There are two notable exceptions to this either/or quality. Terry Beaver sparkles with a malevolent gleam both as the baby-dropping doctor and as the ineffectual priest, settling into a raspy baritone that manages to sound both sage and in on the joke. And the increasingly indispensable Victoria Clark, not content to remain merely the most emotionally honest and technically impeccable performer in today’s musical theater, displays note-perfect wit as Bette’s mother, a chipper monster who wears her malice and neediness on her well-appointed sleeve:

“Sometimes I’m afraid if I had to choose between having my children succeed in the world and live away from home, or having them fail and live at home, that I’d choose the latter. But luckily, I haven’t had to choose!”

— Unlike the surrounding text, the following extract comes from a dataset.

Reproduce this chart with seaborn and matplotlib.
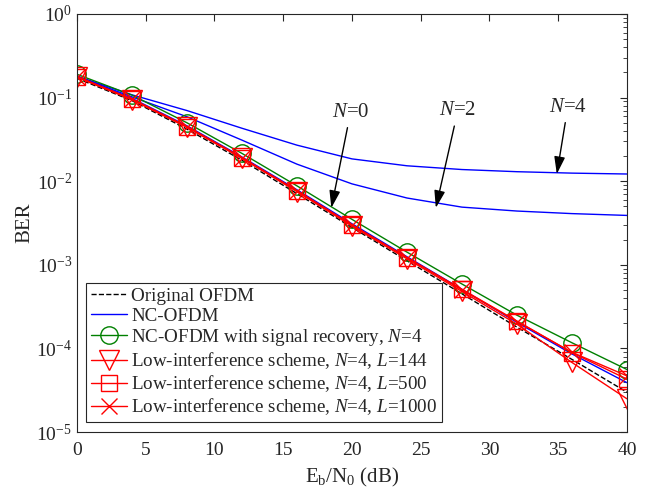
import matplotlib
matplotlib.use("Agg")
import matplotlib.pyplot as plt
import seaborn as sns
import numpy as np

# ---- data ----
snr_db = [0, 4, 8, 12, 16, 20, 24, 28, 32, 36, 40]
ber_original = [0.17, 0.092, 0.042, 0.0178, 0.0071, 0.0028, 0.00112, 4.5e-4, 1.8e-4, 7.4e-5, 3.0e-5]
ber_nc_n0 = [0.18, 0.098, 0.046, 0.0195, 0.0079, 0.0031, 0.00125, 5.1e-4, 2.05e-4, 8.6e-5, 3.9e-5]
ber_nc_n2 = [0.18, 0.102, 0.059, 0.031, 0.016, 0.0093, 0.0063, 0.0049, 0.0044, 0.0041, 0.0039]
ber_nc_n4 = [0.18, 0.108, 0.070, 0.043, 0.027, 0.0185, 0.0153, 0.0138, 0.013, 0.0125, 0.0122]
ber_recovery = [0.19, 0.107, 0.050, 0.0215, 0.0088, 0.0035, 0.00142, 5.9e-4, 2.5e-4, 1.17e-4, 5.6e-5]
ber_li_144 = [0.175, 0.094, 0.044, 0.0187, 0.0075, 0.0029, 0.00118, 4.8e-4, 1.95e-4, 6.8e-5, 2.5e-5]
ber_li_500 = [0.178, 0.096, 0.045, 0.0191, 0.0077, 0.0030, 0.00122, 5.1e-4, 2.13e-4, 8.9e-5, 4.3e-5]
ber_li_1000 = [0.178, 0.096, 0.045, 0.0191, 0.0077, 0.0030, 0.00122, 5.0e-4, 2.1e-4, 9.0e-5, 4.7e-5]

labels = ["Original OFDM", "NC-OFDM",
          "NC-OFDM with signal recovery, $N$=4",
          "Low-interference scheme, $N$=4, $L$=144",
          "Low-interference scheme, $N$=4, $L$=500",
          "Low-interference scheme, $N$=4, $L$=1000"]
x_ticks = [0, 5, 10, 15, 20, 25, 30, 35, 40]

sns.set_theme(style="white")
plt.rcParams["font.family"] = ["Liberation Serif", "DejaVu Serif"]
plt.rcParams["mathtext.fontset"] = "custom"
plt.rcParams["mathtext.rm"] = "Liberation Serif"
plt.rcParams["mathtext.it"] = "Liberation Serif:italic"
plt.rcParams["mathtext.bf"] = "Liberation Serif:bold"

fig = plt.figure(figsize=(6.47, 4.91), dpi=100)
ax = fig.add_axes([0.119, 0.120, 0.850, 0.8515])

blue = "#0000FF"
red = "#FF0000"
green = "#008000"

sns.lineplot(x=snr_db, y=ber_original, ax=ax, color="black", linestyle="--", lw=1.0, label=labels[0])
sns.lineplot(x=snr_db, y=ber_nc_n0, ax=ax, color=blue, lw=1.0, label=labels[1])
sns.lineplot(x=snr_db, y=ber_nc_n2, ax=ax, color=blue, lw=1.0, label="_nolegend_")
sns.lineplot(x=snr_db, y=ber_nc_n4, ax=ax, color=blue, lw=1.0, label="_nolegend_")
sns.lineplot(x=snr_db, y=ber_recovery, ax=ax, color=green, lw=1.0, marker="o", markersize=12.5,
             markerfacecolor="none", markeredgecolor=green, markeredgewidth=1.0, label=labels[2])
sns.lineplot(x=snr_db, y=ber_li_144, ax=ax, color=red, lw=1.0, marker="v", markersize=14,
             markerfacecolor="none", markeredgecolor=red, markeredgewidth=1.0, label=labels[3])
sns.lineplot(x=snr_db, y=ber_li_500, ax=ax, color=red, lw=1.0, marker="s", markersize=11,
             markerfacecolor="none", markeredgecolor=red, markeredgewidth=1.0, label=labels[4])
sns.lineplot(x=snr_db, y=ber_li_1000, ax=ax, color=red, lw=1.0, marker="x", markersize=11,
             markerfacecolor="none", markeredgecolor=red, markeredgewidth=1.0, label=labels[5])

ax.set_yscale("log")
ax.set_xlim(0, 40)
ax.set_ylim(1e-5, 1)
ax.set_xticks(x_ticks)
ax.set_xticklabels([str(t) for t in x_ticks])
ax.tick_params(axis="both", which="both", direction="in", top=True, right=True,
               labelsize=14, colors="#262626", labelcolor="#262626")
ax.tick_params(axis="x", which="major", pad=7)
ax.tick_params(which="major", length=5, width=0.8)
ax.tick_params(which="minor", length=3, width=0.6)
for s in ax.spines.values():
    s.set_color("#262626")
    s.set_linewidth(0.8)

ax.set_xlabel("E$_\\mathrm{b}$/N$_0$ (dB)", fontsize=15, color="#262626", labelpad=5)
ax.set_ylabel("BER", fontsize=15, color="#262626", labelpad=1)

arrow = dict(arrowstyle="-|>,head_length=0.7,head_width=0.22", color="black", lw=1.0, shrinkA=2, shrinkB=0)
ax.annotate("$N$=0", xy=(18.5, 0.0048), xytext=(19.9, 0.067), fontsize=15, ha="center", va="center", arrowprops=arrow)
ax.annotate("$N$=2", xy=(26.1, 0.0048), xytext=(27.7, 0.070), fontsize=15, ha="center", va="center", arrowprops=arrow)
ax.annotate("$N$=4", xy=(34.9, 0.0122), xytext=(35.7, 0.077), fontsize=15, ha="center", va="center", arrowprops=arrow)

leg = ax.legend(loc="lower left", bbox_to_anchor=(0.017, 0.024), borderaxespad=0, fontsize=13.7,
                frameon=True, fancybox=False, framealpha=1, edgecolor="#262626",
                handlelength=1.9, handletextpad=0.2, labelspacing=0.12, borderpad=0.25)
leg.get_frame().set_linewidth(0.8)

fig.savefig("out.png", dpi=100)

With the one obvious exception, Bette and Boo were not given such a choice. One of Mr. Bobbie’s subtler directorial touches comes as the expectant family members shuffle off after each stillbirth crumples to the ground. In each case, Boo lags behind and then tenderly picks up the inert bundle before trudging off. In each case, that is, except the fourth and final one: Not even the weak, self-destructive Boo can bear to hold another dead baby. Has Boo reached the limits of his own compassion? Or is Mr. Bobbie undoing Mr. Durang’s “extra” stillbirth in an attempt to restore order to a world that cannot — indeed, that should not — accommodate it?

Until September 7 (111 W. 46th St., between Sixth and Seventh avenues, 212-719-1300).